Reproduce the lines of the material exactly, excluding every image.

Code that draws figures
----

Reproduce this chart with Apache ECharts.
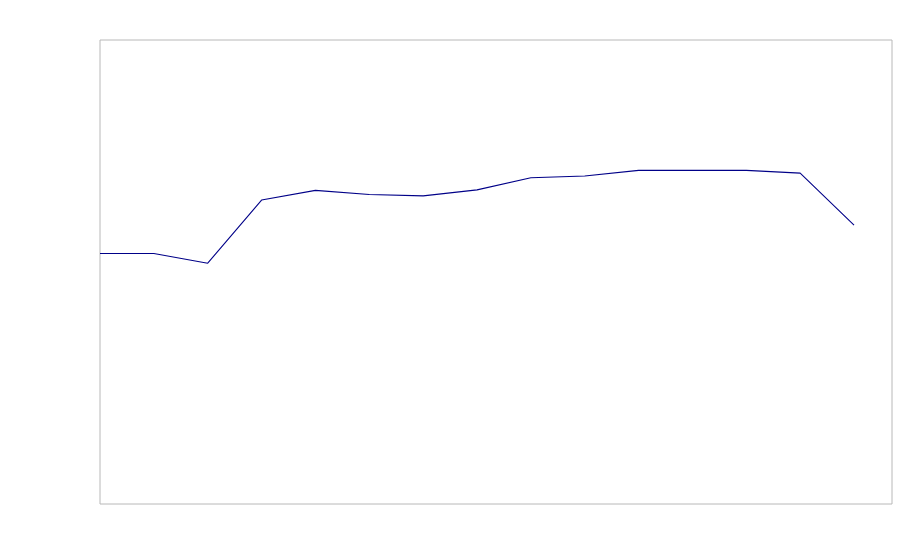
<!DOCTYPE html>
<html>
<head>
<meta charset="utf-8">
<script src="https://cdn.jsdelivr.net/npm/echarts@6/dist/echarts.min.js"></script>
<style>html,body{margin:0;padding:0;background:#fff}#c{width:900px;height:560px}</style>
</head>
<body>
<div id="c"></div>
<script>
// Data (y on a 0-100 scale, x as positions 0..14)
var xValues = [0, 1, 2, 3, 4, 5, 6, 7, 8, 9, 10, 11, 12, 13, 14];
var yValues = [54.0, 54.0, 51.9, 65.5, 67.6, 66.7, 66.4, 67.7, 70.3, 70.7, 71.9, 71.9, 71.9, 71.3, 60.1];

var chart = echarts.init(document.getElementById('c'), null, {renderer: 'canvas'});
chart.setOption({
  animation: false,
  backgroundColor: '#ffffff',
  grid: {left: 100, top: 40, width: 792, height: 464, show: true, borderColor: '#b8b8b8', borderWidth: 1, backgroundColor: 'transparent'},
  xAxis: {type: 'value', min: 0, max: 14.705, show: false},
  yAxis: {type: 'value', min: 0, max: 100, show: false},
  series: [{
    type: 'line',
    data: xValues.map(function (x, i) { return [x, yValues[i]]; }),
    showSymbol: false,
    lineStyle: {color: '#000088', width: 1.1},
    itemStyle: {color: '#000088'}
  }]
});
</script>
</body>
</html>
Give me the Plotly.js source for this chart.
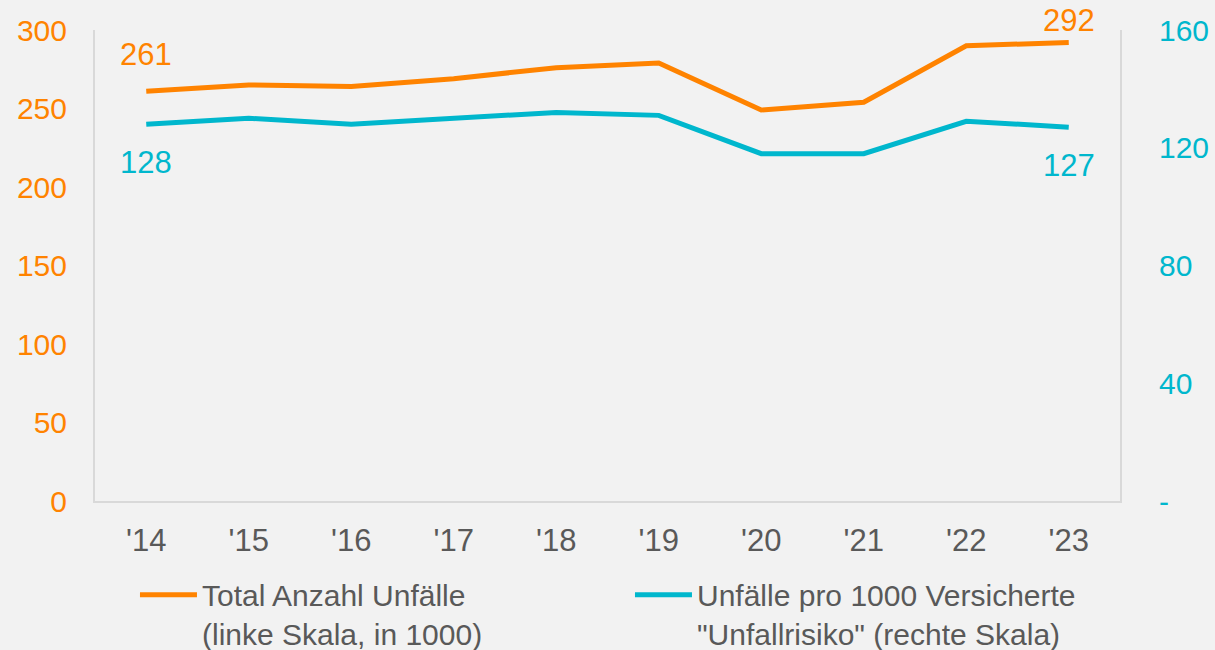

----

RESPONSE FOR THIS EXERCISE:
Reproduce this chart with Apache ECharts.
<!DOCTYPE html>
<html>
<head>
<meta charset="utf-8">
<script src="https://cdn.jsdelivr.net/npm/echarts@6/dist/echarts.min.js"></script>
<style>html,body{margin:0;padding:0;background:#fff}#c{width:900px;height:560px}</style>
</head>
<body>
<div id="c"></div>
<script>
// Data (y on a 0-100 scale, x as positions 0..14)
var xValues = [0, 1, 2, 3, 4, 5, 6, 7, 8, 9, 10, 11, 12, 13, 14];
var yValues = [54.0, 54.0, 51.9, 65.5, 67.6, 66.7, 66.4, 67.7, 70.3, 70.7, 71.9, 71.9, 71.9, 71.3, 60.1];

var chart = echarts.init(document.getElementById('c'), null, {renderer: 'canvas'});
chart.setOption({
  animation: false,
  backgroundColor: '#ffffff',
  grid: {left: 100, top: 40, width: 792, height: 464, show: true, borderColor: '#b8b8b8', borderWidth: 1, backgroundColor: 'transparent'},
  xAxis: {type: 'value', min: 0, max: 14.705, show: false},
  yAxis: {type: 'value', min: 0, max: 100, show: false},
  series: [{
    type: 'line',
    data: xValues.map(function (x, i) { return [x, yValues[i]]; }),
    showSymbol: false,
    lineStyle: {color: '#000088', width: 1.1},
    itemStyle: {color: '#000088'}
  }]
});
</script>
</body>
</html>
Give me the Plotly.js source for this chart.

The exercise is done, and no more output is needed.